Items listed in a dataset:
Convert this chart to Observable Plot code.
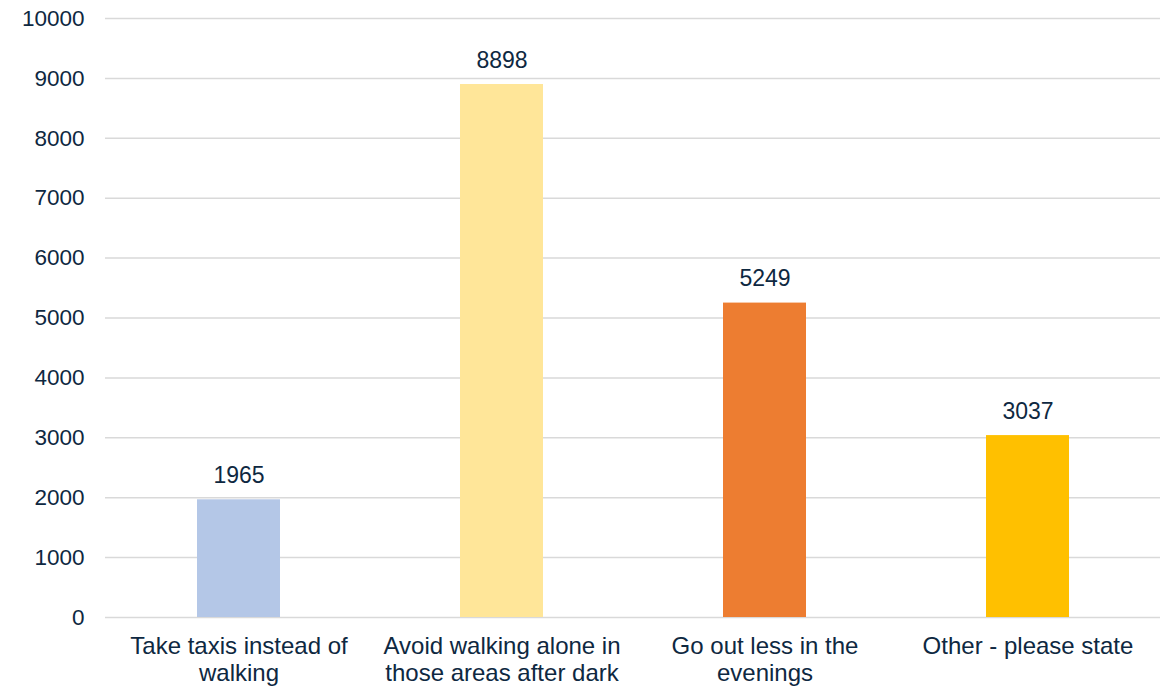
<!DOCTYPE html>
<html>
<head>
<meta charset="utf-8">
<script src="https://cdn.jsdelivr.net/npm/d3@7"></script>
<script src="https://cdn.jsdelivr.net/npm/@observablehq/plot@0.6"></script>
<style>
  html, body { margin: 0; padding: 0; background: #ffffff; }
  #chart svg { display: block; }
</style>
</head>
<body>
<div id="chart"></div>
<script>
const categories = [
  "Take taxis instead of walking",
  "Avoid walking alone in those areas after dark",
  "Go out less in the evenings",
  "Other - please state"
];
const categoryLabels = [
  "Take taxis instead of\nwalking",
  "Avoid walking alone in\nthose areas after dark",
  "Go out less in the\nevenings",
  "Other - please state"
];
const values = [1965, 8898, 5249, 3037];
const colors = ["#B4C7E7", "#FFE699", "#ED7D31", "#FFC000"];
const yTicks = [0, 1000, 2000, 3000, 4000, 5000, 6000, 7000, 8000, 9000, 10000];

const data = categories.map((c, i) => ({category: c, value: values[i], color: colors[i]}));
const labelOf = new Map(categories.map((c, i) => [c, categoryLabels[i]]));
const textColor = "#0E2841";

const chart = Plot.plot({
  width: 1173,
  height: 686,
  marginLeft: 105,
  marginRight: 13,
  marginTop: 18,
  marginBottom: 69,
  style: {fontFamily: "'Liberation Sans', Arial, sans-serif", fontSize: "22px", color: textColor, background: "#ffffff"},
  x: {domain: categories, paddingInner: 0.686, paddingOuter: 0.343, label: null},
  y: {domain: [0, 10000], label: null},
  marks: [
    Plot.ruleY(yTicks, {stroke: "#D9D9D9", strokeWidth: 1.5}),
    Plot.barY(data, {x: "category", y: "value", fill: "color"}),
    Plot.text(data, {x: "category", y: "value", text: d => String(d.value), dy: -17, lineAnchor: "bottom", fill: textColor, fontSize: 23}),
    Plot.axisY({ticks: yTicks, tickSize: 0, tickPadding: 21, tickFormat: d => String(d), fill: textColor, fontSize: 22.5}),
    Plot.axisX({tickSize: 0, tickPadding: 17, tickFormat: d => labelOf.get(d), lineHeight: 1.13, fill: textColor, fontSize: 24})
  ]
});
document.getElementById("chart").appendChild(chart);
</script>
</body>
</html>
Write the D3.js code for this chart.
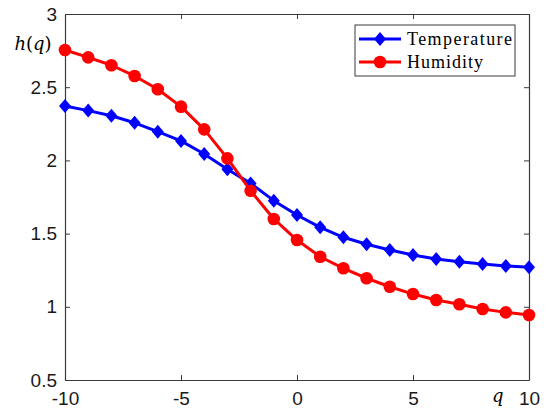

Exercise:
Set each line of the records down exactly, leaving every picture out.

Exercise result:
Convert this chart to Observable Plot code.
<!DOCTYPE html>
<html>
<head>
<meta charset="utf-8">
<script src="https://cdn.jsdelivr.net/npm/d3@7"></script>
<script src="https://cdn.jsdelivr.net/npm/@observablehq/plot@0.6"></script>
<style>
  html, body { margin: 0; padding: 0; background: #ffffff; }
  #chart svg { display: block; }
</style>
</head>
<body>
<div id="chart"></div>
<script>
const categories = [
  "Take taxis instead of walking",
  "Avoid walking alone in those areas after dark",
  "Go out less in the evenings",
  "Other - please state"
];
const categoryLabels = [
  "Take taxis instead of\nwalking",
  "Avoid walking alone in\nthose areas after dark",
  "Go out less in the\nevenings",
  "Other - please state"
];
const values = [1965, 8898, 5249, 3037];
const colors = ["#B4C7E7", "#FFE699", "#ED7D31", "#FFC000"];
const yTicks = [0, 1000, 2000, 3000, 4000, 5000, 6000, 7000, 8000, 9000, 10000];

const data = categories.map((c, i) => ({category: c, value: values[i], color: colors[i]}));
const labelOf = new Map(categories.map((c, i) => [c, categoryLabels[i]]));
const textColor = "#0E2841";

const chart = Plot.plot({
  width: 1173,
  height: 686,
  marginLeft: 105,
  marginRight: 13,
  marginTop: 18,
  marginBottom: 69,
  style: {fontFamily: "'Liberation Sans', Arial, sans-serif", fontSize: "22px", color: textColor, background: "#ffffff"},
  x: {domain: categories, paddingInner: 0.686, paddingOuter: 0.343, label: null},
  y: {domain: [0, 10000], label: null},
  marks: [
    Plot.ruleY(yTicks, {stroke: "#D9D9D9", strokeWidth: 1.5}),
    Plot.barY(data, {x: "category", y: "value", fill: "color"}),
    Plot.text(data, {x: "category", y: "value", text: d => String(d.value), dy: -17, lineAnchor: "bottom", fill: textColor, fontSize: 23}),
    Plot.axisY({ticks: yTicks, tickSize: 0, tickPadding: 21, tickFormat: d => String(d), fill: textColor, fontSize: 22.5}),
    Plot.axisX({tickSize: 0, tickPadding: 17, tickFormat: d => labelOf.get(d), lineHeight: 1.13, fill: textColor, fontSize: 24})
  ]
});
document.getElementById("chart").appendChild(chart);
</script>
</body>
</html>
Write the D3.js code for this chart.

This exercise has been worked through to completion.